Synonymia comes from Latin synōnymia which was borrowed from sunōnumía (συνωνυμία) which comes from sunṓnumos (συνώνυμος; "of like name" ) and the noun-forming -ία suffix. Ultimately, the word derives from syn- (σῠν-; alike, same) and onyma (ὄνομα / ὄνυμα; "name").

=== Congeries ===
Congeries refers to synathroesmus involving words of differing meaning— though this distinction is not always made, and congeries may be viewed as synonymous with synathroesmus or the same as synonymia. While its constituents may not be synonymous, the elements of a congeries typically invoke the same meaning.

Galatians 5 is an example of a congeries: "^{22}But the fruit of the Spirit is love, joy, peace, forbearance, kindness, goodness, faithfulness, ^{23}gentleness and self-control. Against such things there is no law" (NIV).
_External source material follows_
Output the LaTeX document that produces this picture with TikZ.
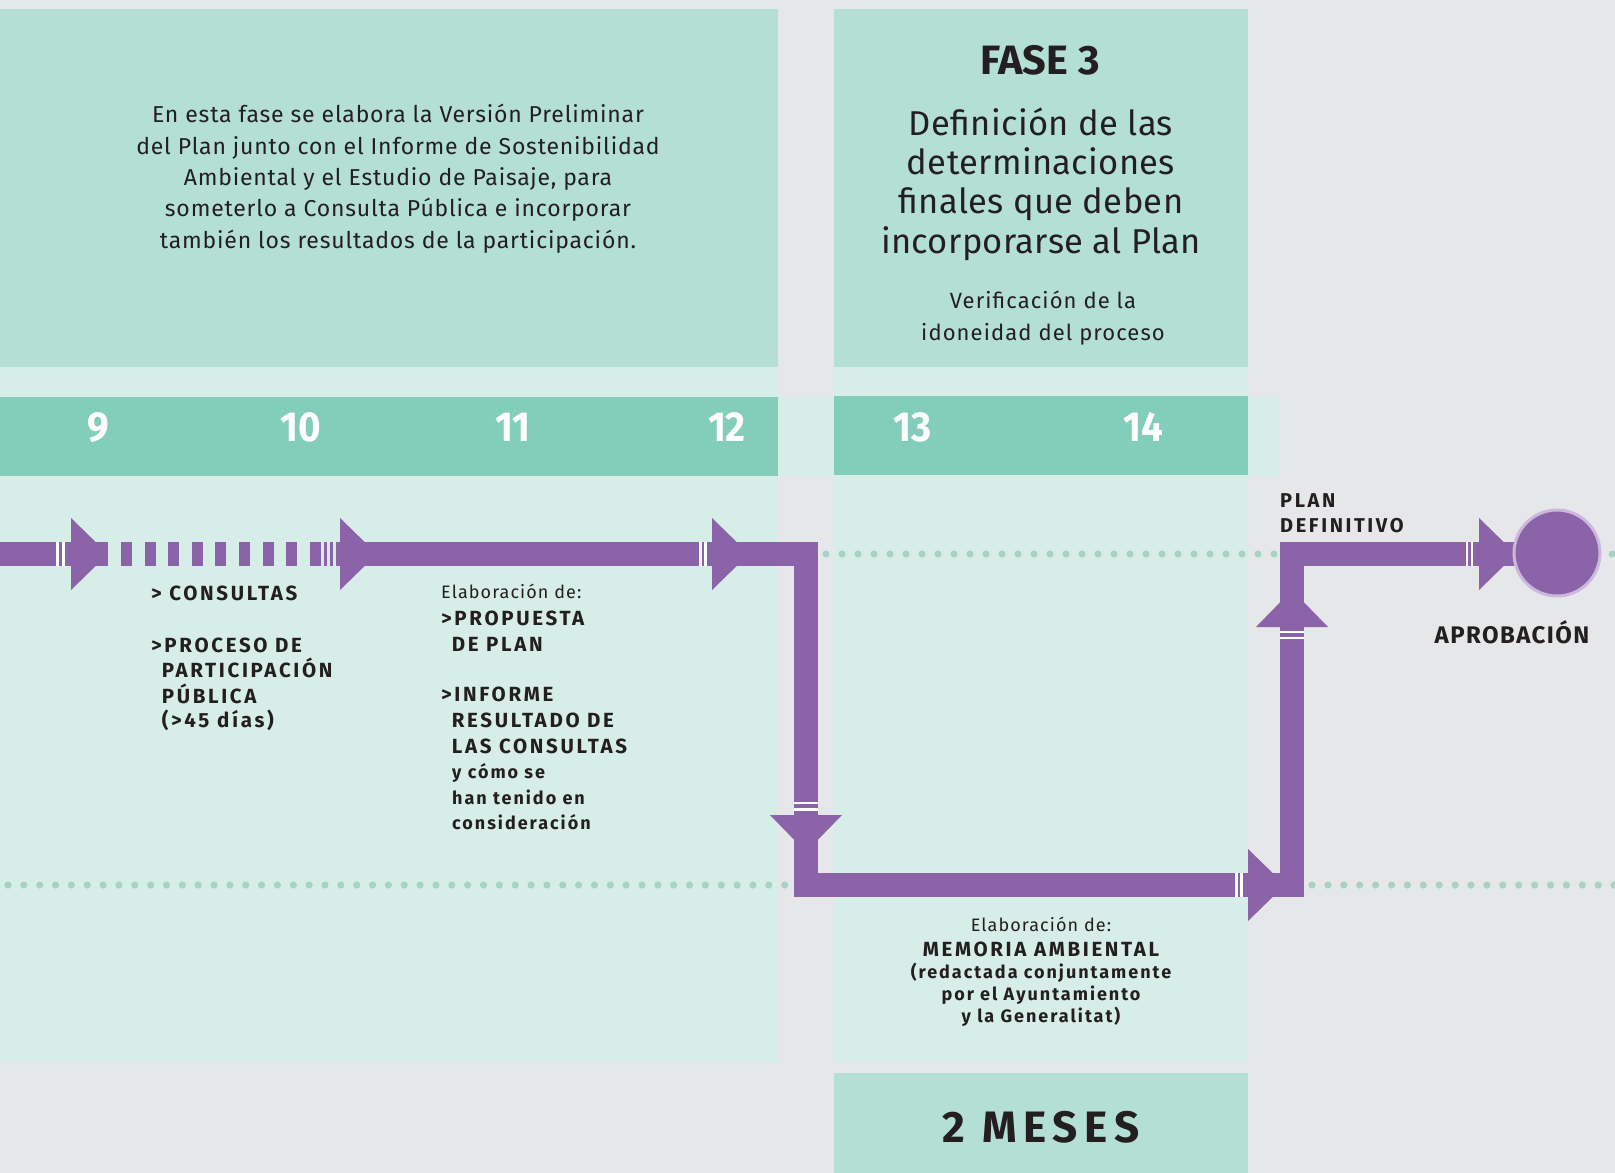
\documentclass[tikz,border=0pt]{standalone}
\usepackage{fontspec}
\setmainfont{Fira Sans}
\newfontfamily\lbl{Fira Sans}[LetterSpace=13]
\newfontfamily\lbls{Fira Sans}[LetterSpace=11]
\newfontfamily\bodyf{Fira Sans}[LetterSpace=3.5]
\newfontfamily\verf{Fira Sans}[LetterSpace=5]
\newfontfamily\bigf{Fira Sans}[LetterSpace=1]
\newfontfamily\mesf{Fira Sans}[LetterSpace=15]
\newfontfamily\elabf{Fira Sans}[LetterSpace=6]
\definecolor{bg}{HTML}{E6E7E9}
\definecolor{mint}{HTML}{B3DFD5}
\definecolor{pale}{HTML}{D7EDE7}
\definecolor{band}{HTML}{83CDBB}
\definecolor{purp}{HTML}{8A63A8}
\definecolor{lav}{HTML}{CDB8DD}
\definecolor{dotc}{HTML}{A6D4C4}
\definecolor{ink}{HTML}{231F20}
\newcommand\arrowRt[2]{\fill[purp] (#1,#2-36) -- (#1+37,#2) -- (#1,#2+36) -- cycle;}
\newcommand\arrowDn[2]{\fill[purp] (#1-36,#2) -- (#1,#2+37) -- (#1+36,#2) -- cycle;}
\newcommand\arrowUp[2]{\fill[purp] (#1-36,#2) -- (#1,#2-37) -- (#1+36,#2) -- cycle;}
\newcommand\gapV[2]{\fill[white] (#1,542) rectangle (#2,566);}
\begin{document}
\begin{tikzpicture}[x=1pt,y=-1pt,
  txt/.style={inner sep=0pt, text=ink},
  body/.style={txt, font=\fontsize{23}{31.4}\selectfont\bodyf},
  big/.style={txt, font=\fontsize{34.5}{39.4}\selectfont\bigf},
  lab/.style={txt, font=\fontsize{20.5}{25.8}\selectfont\lbl\bfseries},
  labs/.style={txt, font=\fontsize{18}{25.8}\selectfont\lbls\bfseries},
  small/.style={txt, font=\fontsize{18}{25.8}\selectfont\elabf},
  num/.style={inner sep=0pt, text=white, font=\fontsize{42}{42}\selectfont\bfseries},
  dot/.style={fill=dotc},
  flow/.style={draw=purp, line width=24pt, line join=miter}
]
\useasboundingbox (0,0) rectangle (1615,1173);
% backgrounds
\fill[bg] (0,0) rectangle (1615,1173);
\fill[mint] (0,9) rectangle (778,367);
\fill[mint] (834,9) rectangle (1248,367);
\fill[pale] (0,367) rectangle (778,1062);
\fill[pale] (834,367) rectangle (1248,1062);
\fill[pale] (778,397) rectangle (1279,476);
\fill[band] (0,397) rectangle (778,476);
\fill[band] (834,396) rectangle (1248,475);
\fill[mint] (834,1073) rectangle (1248,1173);
% dotted guides
\foreach \i in {0,...,28} \fill[dot] (826+16*\i,554) circle (3.6);
\fill[dot] (1612,554) circle (3.6);
\foreach \i in {0,...,49} \fill[dot] (8+15.85*\i,885) circle (3.6);
\foreach \i in {0,...,19} \fill[dot] (1312+15.9*\i,885) circle (3.6);
% numbers
\foreach \x/\n in {98/9, 301/10, 513/11, 727/12, 913/13, 1143/14}
  \node[num, anchor=base] (n\n) at (\x,441) {\scalebox{0.92}[1]{\n}};
% flow path
\coordinate (s0) at (0,554);
\coordinate (s1) at (108,554);
\coordinate (s2) at (336,554);
\coordinate (c1) at (806,554);
\coordinate (c2) at (806,885);
\coordinate (c3) at (1292,885);
\coordinate (c4) at (1292,554);
\coordinate (e0) at (1515,554);
\draw[flow] (s0) -- (s1);
\foreach \i in {0,...,8} \fill[purp] (121+23.6*\i,542) rectangle (132+23.6*\i,566);
\fill[purp] (324,542) rectangle (327,566);
\fill[purp] (330,542) rectangle (333,566);
\draw[flow] (s2) -- (c1) -- (c2) -- (c3) -- (c4) -- (e0);
% marks and arrowheads
\gapV{56}{59}\gapV{62}{65}
\arrowRt{71}{554}
\arrowRt{340}{554}
\gapV{699}{701.7}\gapV{704.3}{707}
\arrowRt{712}{554}
\fill[white] (794,801.7) rectangle (818,804.3);
\fill[white] (794,807.7) rectangle (818,810.7);
\arrowDn{806}{815}
\fill[white] (1235,873) rectangle (1237.5,897);
\fill[white] (1240,873) rectangle (1242.5,897);
\arrowRt{1248}{885}
\fill[white] (1280,630.7) rectangle (1304,633.3);
\fill[white] (1280,636.7) rectangle (1304,639.3);
\arrowUp{1292}{627}
\gapV{1466}{1468.3}\gapV{1471}{1473.3}
\arrowRt{1479}{554}
\node[circle, fill=purp, draw=lav, line width=3pt, minimum size=86pt, inner sep=0pt] (aprob) at (1557,553) {};
% top-left paragraph
\foreach \t [count=\i] in {{En esta fase se elabora la Versión Preliminar},{del Plan junto con el Informe de Sostenibilidad},{Ambiental y el Estudio de Paisaje, para},{someterlo a Consulta Pública e incorporar},{también los resultados de la participación.}}
  \node[body, anchor=base] (intro\i) at (398,122.7+31.4*\i-31.4) {\t};
% FASE 3
\node[txt, anchor=base, font=\fontsize{41}{41}\selectfont\bfseries] (fase) at (1040,74) {\scalebox{1.01}[1]{FASE 3}};
\foreach \t [count=\i] in {{Definición de las},{determinaciones},{finales que deben},{incorporarse al Plan}}
  \node[big, anchor=base] (def\i) at (1041,135+39.4*\i-39.4) {\t};
\node[txt, anchor=base, font=\fontsize{22}{32}\selectfont\verf] (ver1) at (1043,308) {Verificación de la};
\node[txt, anchor=base, font=\fontsize{22}{32}\selectfont\verf] (ver2) at (1043,340) {idoneidad del proceso};
% left labels
\node[lab, anchor=base west] (l1) at (151,600) {> CONSULTAS};
\node[lab, anchor=base west] (l2) at (151,652) {>PROCESO DE};
\node[lab, anchor=base west] (l3) at (151,677) {\hphantom{>}PARTICIPACIÓN};
\node[lab, anchor=base west] (l4) at (151,703) {\hphantom{>}PÚBLICA};
\node[lab, anchor=base west] (l5) at (151,727) {\hphantom{>}(>45 días)};
% middle labels
\node[small, anchor=base west] (m0) at (441,598) {Elaboración de:};
\node[lab, anchor=base west] (m1) at (441,625) {>PROPUESTA};
\node[lab, anchor=base west] (m2) at (441,651) {\hphantom{>}DE PLAN};
\node[lab, anchor=base west] (m3) at (441,701) {>INFORME};
\node[lab, anchor=base west] (m4) at (441,727) {\hphantom{>}RESULTADO DE};
\node[lab, anchor=base west] (m5) at (441,753) {\hphantom{>}LAS CONSULTAS};
\node[labs, anchor=base west] (m6) at (452,778) {y cómo se};
\node[labs, anchor=base west] (m7) at (452,804) {han tenido en};
\node[labs, anchor=base west] (m8) at (452,829) {consideración};
% bottom labels
\node[small, anchor=base] (b0) at (1041,931) {Elaboración de:};
\node[lab, anchor=base] (b1) at (1041,956) {MEMORIA AMBIENTAL};
\node[labs, anchor=base] (b2) at (1041,978) {(redactada conjuntamente};
\node[labs, anchor=base] (b3) at (1041,1000) {por el Ayuntamiento};
\node[labs, anchor=base] (b4) at (1041,1022) {y la Generalitat)};
\node[txt, anchor=base, font=\fontsize{44}{44}\selectfont\mesf\bfseries] (meses) at (1041,1142) {2 MESES};
% right labels
\node[lab, anchor=base west, font=\fontsize{20}{25}\selectfont\lbl\bfseries] (p1) at (1280,507) {PLAN};
\node[lab, anchor=base west, font=\fontsize{20}{25}\selectfont\lbl\bfseries] (p2) at (1280,532) {DEFINITIVO};
\node[lab, anchor=base, font=\fontsize{24}{24}\selectfont\elabf\bfseries] (ap) at (1512,643) {APROBACIÓN};
\end{tikzpicture}
\end{document}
Note how the individual nouns used to described the "fruit of the Spirit" are diverse and non-synonymous, but, nonetheless, have the same positive connotation.

Congeries, in English, literally means a collection or heap. The term is derived from Latin congeries ("heap, pile") which comes from the verb congerere ("to pile up") from con- ("with, together") and gerere ("to carry"). Congeries is an invariant noun as its singular is identical to the plural.

=== Accumulatio ===
Accumulatio, unlike the former two, involves the culmination of previously stated points or arguments via synathroesmus. It is often used to summarize, emphasize, or strengthen the main points of an argument.

The fourth book of Rhetorica ad Herennium provides an example of accumulatio in a courtroom argument: "From what vice, I ask, is this defendant free? What ground have you for wishing to acquit him of the suit? He is the betrayer of his own self respect, and the waylayer of the self-respect of others; covetous, intemperate, irascible, arrogant; disloyal to his parents, ungrateful to his friends, troublesome to his kin; insulting to his betters, disdainful of his equals and mates, cruel to his inferiors; in short he is intolerable to every one." Accumulatio, unlike some other uses of synathroesmus, draws from previously made arguments but has a similar rhetorical structure of listing elements in order to emphasize a point.

Accumlatio, sometimes anglicely referred to as its "accumulation" (which is also its doublet), is derived directly from its homonymous Latin noun meaning "accumulation, heaping, piling up" which comes from the verb accumulare ("to amass") which further is derived from the prefix -ad, ("to") and cumulare ("to heap;" from noun cumulus: "a heap").